Coffee was first planted in Veracruz but ultimately Chiapas proved to have the right soil, altitude and geology for mass cultivation. Chiapas contributes more coffee than any state in Mexico towards overall coffee production. Mexico has had its difficulties over the years, particularly in late 1980s and 90s the coffee crisis that happened at this time was caused by poor government management, with over-production of coffee which pushed prices to a 30 year low. The average coffee small-holders at this time would have had their annual income reduced for nearly a decade by 65% and the obvious implications of the poverty trap that this created with coffee only producing an annual harvest made things impossible for many of the growers. Things are now very different with the Mexican government taking greater care and farmers enjoying the historically higher priced market over the last 10 years.
So, what is Maragogype?
The Maragogype bean derives its name from Marogogipe County in Bahia (Brazil) where it was first recognised as a hybrid of the Arabica plant that was grown there. Maragogype beans are easily recognisable because they are huge, different origins call their Maragogype varietals different names for example in Kenya Maragogype (Maragogipe) beans are called 'elephant' beans. They are noticeably significantly larger than standard coffee beans. The cherries that these beans are the ‘pips’ of, are much larger than standard coffee cherries, being more of the size of Gordal Spanish Olive than the usual ‘Rosehip’ size.
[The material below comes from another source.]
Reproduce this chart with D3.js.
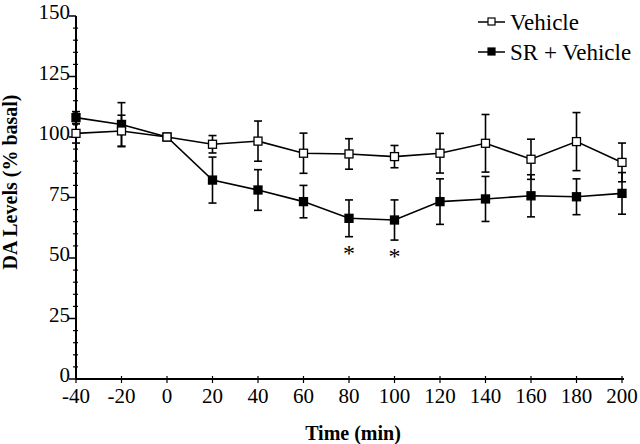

The flavour of Maragogype varies tremendously depending on the condition of the soil it is grown in. Deficient soils produce coffee with very little flavour and body. The best Maragogype coffees are left inside the cherry to dry and grown in good quality slightly acidic soils at an altitude of over 800 metres. The majority of Chiapas is at high altitude and lends itself well to growing coffee. Maragogype is considered rare.
We find the best way to roast these beans at a low temp for a fairly long time until they are med roasted which brings out the sugars and the smoothness in the beans. It is worth noting that the crack of these coffee beans (both 1st and 2nd) is significantly louder due to the size of the coffee beans.
Maragogype is ideal for those who do not like very strong coffee and I would personally rec making this in a cafetiere and a grind that is perhaps a little finer than one would traditionally use for this method of making coffee.
Brewing Hints: Brew for 3 - 4 minutes in a cafetiere. Stands well on a filter machine hotplate!
Roast Depth: Medium Roast, roasted slowly
Origin: Chaipas, Mexico
Characteristics: A pleasantly dry acidy 'snap'
Serving Suggestions: Best drunk without milk. Some people say that Maragogype coffees are the best in the world.